28) The term intaglio is Italian word intagliare, meaning ‘to incise’. In this technique, acid or a pointed tool is used to incise the images into a metal plate, usually made of copper or steel but sometimes other such combination metals. Once the plate containing the engraved image is is filled with ink, and wiped so that only the incised areas retain the ink and ink from the non image area is wiped out pressure is applied on the paper placed on the plate. The pressure of the cylinder forces the paper into the incisions where they pick up the ink thus showing the images in raised form.
29) Some other researchers opines that the earlier art of Drypoint, Aquatint and Mezzotint culminated into Gravure process which too is basically engraving based and then to the Photo Gravure process which further developed steadily from the mid-fifteenth century into Intaglio process. Further developments resulted from series of inventions and reinventions firmly helped establish the Intaglio process of printing.

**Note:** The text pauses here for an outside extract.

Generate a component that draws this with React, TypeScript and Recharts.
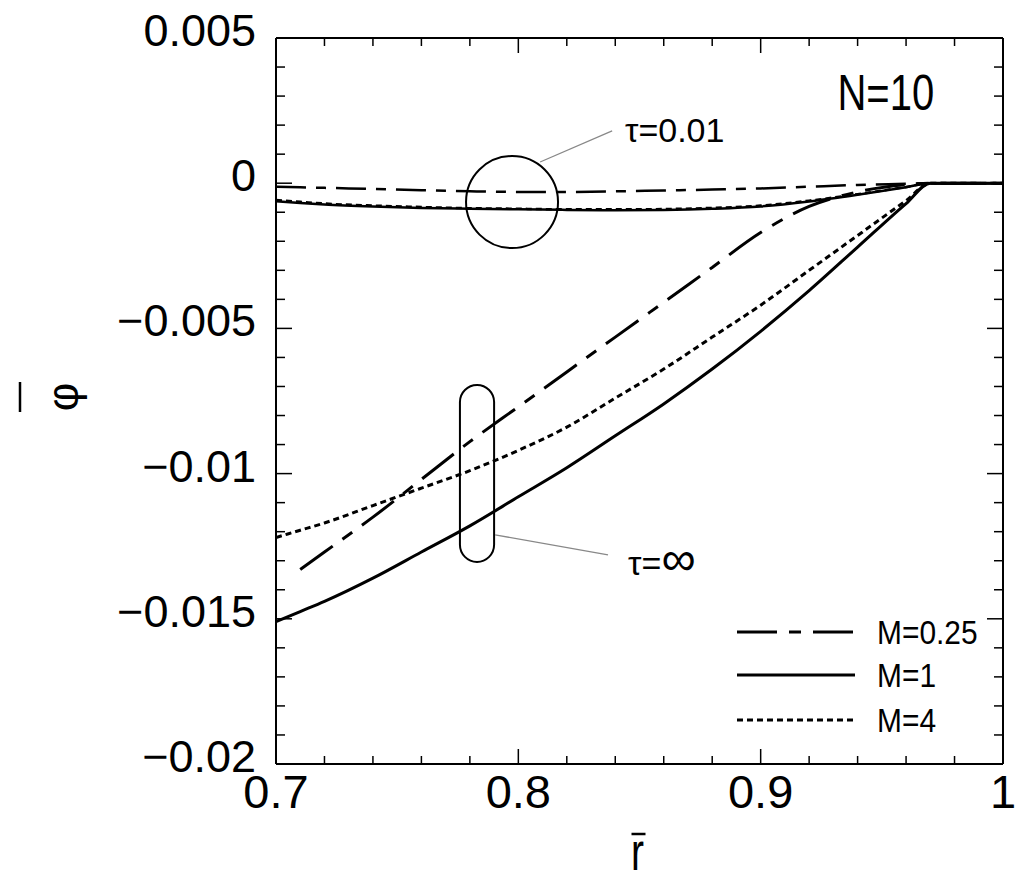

30) As per the researchers in printing, by 1525 the intaglio printmaking process reached maturity and spread beyond European continent and around 1800 with the introduction of photographic techniques and expansion of the graphic industry, the engraving of images became a mere mechanical procedure. Since the Intaglio printing process has been proved costly, the same technique has been adapted for producing Currencies, Bank Notes, Postal stamps and other security products.